What Pandora and Sirius XM need to contend with is the fact that other services like Spotify and MOG can offer true on-demand music while they cannot. Sirius XM can fight with non-music content, but Pandora has no such offering. Spotify is shifting the dynamics of audio entertainment and will continue to do so with moves that grow its brand. The deal with Facebook has been wildly successful in building the Spotify brand. Pandora is teamed with Facebook as well, and Sirius XM has yet to cut such a deal.

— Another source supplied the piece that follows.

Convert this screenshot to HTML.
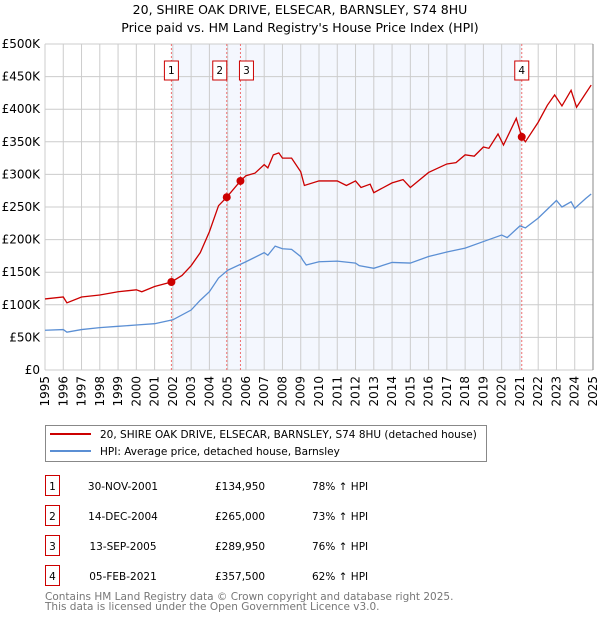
<!DOCTYPE html>
<html><head><meta charset="utf-8"><style>
body{margin:0;background:#fff;font-family:"DejaVu Sans","Liberation Sans",sans-serif;}
svg text{font-family:"DejaVu Sans","Liberation Sans",sans-serif;}
</style></head><body>
<svg id="chart" width="600" height="620" xmlns="http://www.w3.org/2000/svg">
<text x="300" y="14" text-anchor="middle" font-size="12.5">20, SHIRE OAK DRIVE, ELSECAR, BARNSLEY, S74 8HU</text>
<text x="300" y="32" text-anchor="middle" font-size="12.5">Price paid vs. HM Land Registry's House Price Index (HPI)</text>
<g id="plot"></g>
<g>
<rect x="45.5" y="425.5" width="441" height="36" fill="#fff" stroke="#888"/>
<line x1="50" y1="434" x2="91" y2="434" stroke="#cc0000" stroke-width="2"/>
<text x="100" y="438" font-size="10.5">20, SHIRE OAK DRIVE, ELSECAR, BARNSLEY, S74 8HU (detached house)</text>
<line x1="50" y1="451" x2="91" y2="451" stroke="#5b8fd4" stroke-width="2"/>
<text x="100" y="455" font-size="10.5">HPI: Average price, detached house, Barnsley</text>
</g>
<g id="table"></g>
<text x="45" y="600" font-size="10.5" fill="#777">Contains HM Land Registry data © Crown copyright and database right 2025.</text>
<text x="45" y="610" font-size="10.5" fill="#777">This data is licensed under the Open Government Licence v3.0.</text>
</svg>
<script>
const yTicks=[0,50,100,150,200,250,300,350,400,450,500];
const xYears=[1995,1996,1997,1998,1999,2000,2001,2002,2003,2004,2005,2006,2007,2008,2009,2010,2011,2012,2013,2014,2015,2016,2017,2018,2019,2020,2021,2022,2023,2024,2025];
const hpiT=[1995,1996,1996.2,1997,1998,1999,2000,2001,2002,2003,2003.5,2004,2004.5,2005,2006,2007,2007.2,2007.6,2008,2008.5,2009,2009.1,2009.3,2010,2011,2012,2012.2,2013,2014,2015,2016,2017,2018,2019,2020,2020.3,2021,2021.3,2022,2023,2023.3,2023.8,2024,2024.6,2024.9];
const hpiV=[61,62,58,62,65,67,69,71,77,92,107,120,141,153,166,180,176,190,186,185,174,169,161,166,167,164,160,156,165,164,174,181,187,197,207,203,221,218,233,260,250,258,248,263,270];
const ppT=[1995,1996,1996.2,1997,1998,1999,2000,2000.3,2001,2001.92,2002.5,2003,2003.5,2004,2004.5,2004.95,2005.7,2006,2006.5,2007,2007.2,2007.5,2007.8,2008,2008.5,2009,2009.2,2010,2011,2011.5,2012,2012.3,2012.8,2013,2014,2014.6,2015,2016,2017,2017.5,2018,2018.5,2019,2019.3,2019.8,2020.1,2020.8,2021.1,2021.3,2022,2022.5,2022.9,2023.3,2023.8,2024.1,2024.5,2024.9];
const ppV=[109,112,103,112,115,120,123,120,128,135,145,160,180,212,252,265,290,298,302,315,310,330,333,325,325,304,283,290,290,283,290,280,285,272,287,292,280,303,316,318,330,328,342,340,362,345,386,357.5,350,380,406,422,405,429,403,420,437];
const saleLabels=["1","2","3","4"];
const saleT=[2001.92,2004.95,2005.7,2021.1];
const saleV=[134.95,265,289.95,357.5];
const saleDates=["30-NOV-2001","14-DEC-2004","13-SEP-2005","05-FEB-2021"];
const salePrices=["£134,950","£265,000","£289,950","£357,500"];
const saleHpi=["78% ↑ HPI","73% ↑ HPI","76% ↑ HPI","62% ↑ HPI"];

const NS="http://www.w3.org/2000/svg";
const X0=45,X1=593,Y0=370,Y1=44;
const sx=t=>X0+(t-1995)*(X1-X0)/30;
const sy=v=>Y0-v*(Y0-Y1)/500;
const plot=document.getElementById('plot');
function mk(tag,attrs,parent){const e=document.createElementNS(NS,tag);for(const k in attrs)e.setAttribute(k,attrs[k]);(parent||plot).appendChild(e);return e;}
let e;
e=mk('rect',{x:X0,y:Y1,width:X1-X0,height:Y0-Y1,fill:'#fff'});


e=mk('rect',{x:sx(saleT[0]),y:Y1,width:sx(saleT[3])-sx(saleT[0]),height:Y0-Y1,fill:'#f4f7fe'});


yTicks.forEach(v=>{
 e=mk('line',{x1:X0,x2:X1,y1:sy(v),y2:sy(v),stroke:'#cccccc'});
 
 
 e=mk('text',{x:40,y:sy(v)+4,'text-anchor':'end','font-size':'12'});
 e.textContent=v===0?'£0':'£'+v+'K';
 
 
});
xYears.forEach(y=>{
 e=mk('line',{x1:sx(y),x2:sx(y),y1:Y1,y2:Y0,stroke:'#cccccc'});
 
 
 e=mk('text',{x:0,y:0,'text-anchor':'end','font-size':'12',transform:`translate(${sx(y)+4},${Y0+6}) rotate(-90)`});
 e.textContent=y;
 
 
});
saleT.forEach((t,i)=>{
 e=mk('line',{x1:sx(t),x2:sx(t),y1:Y1,y2:Y0,stroke:'#f07070','stroke-dasharray':'2,2'});
 
 
});
e=mk('polyline',{points:hpiT.map((t,i)=>sx(t)+','+sy(hpiV[i])).join(' '),fill:'none',stroke:'#5b8fd4','stroke-width':1.3});


e=mk('polyline',{points:ppT.map((t,i)=>sx(t)+','+sy(ppV[i])).join(' '),fill:'none',stroke:'#cc0000','stroke-width':1.3});


saleT.forEach((t,i)=>{
 e=mk('circle',{cx:sx(t),cy:sy(saleV[i]),r:4,fill:'#cc0000'});
 
 
 const bx=(i===1)?sx(t)-14:(i===2?sx(t)-1:sx(t)-7);
 e=mk('rect',{x:bx,y:61,width:14,height:19,fill:'#fff',stroke:'#cc0000'});
 
 
 e=mk('text',{x:bx+7,y:74,'text-anchor':'middle','font-size':'10.5'});
 e.textContent=saleLabels[i];
 
 
});
e=mk('line',{x1:X1,x2:X1,y1:Y1,y2:Y0,stroke:'#888'});


const tb=document.getElementById('table');
saleLabels.forEach((l,i)=>{
 const y=476+i*30;
 e=mk('rect',{x:45.5,y:y-0.5,width:14,height:20,fill:'#fff',stroke:'#cc0000'},tb);
 
 
 e=mk('text',{x:52.5,y:y+14,'text-anchor':'middle','font-size':'10.5'},tb);
 e.textContent=l;
 
 
 e=mk('text',{x:123,y:y+14,'text-anchor':'middle','font-size':'10.5'},tb);
 e.textContent=saleDates[i];
 
 
 e=mk('text',{x:215,y:y+14,'font-size':'10.5'},tb);
 e.textContent=salePrices[i];
 
 
 e=mk('text',{x:312,y:y+14,'font-size':'10.5'},tb);
 e.textContent=saleHpi[i];
 
 
});
</script>
</body></html>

In my opinion, Pandora is in a bit of trouble. It is in desperate need of something compelling that changes the fundamentals of its business model. The Street is being very demanding and Pandora needs to be able to satisfy these demands. Until there is something compelling, this equity is adrift -- and drifting in the wrong direction for longs. As you can see from my disclosure, I am not invested in Pandora. In fact, I have never owned a share. My strategy with this equity is to wait until the company proves itself. I have felt that has been a decent play for traders taking advantage of ranges, but as of now a new range has not been established. Until then, I would be on the sidelines waiting to see the bottom and confirmation of the bottom. Simply stated, Pandora is a wait-and-see equity.
Disclosure: I am long SIRI. I have no positions in P or NFLX.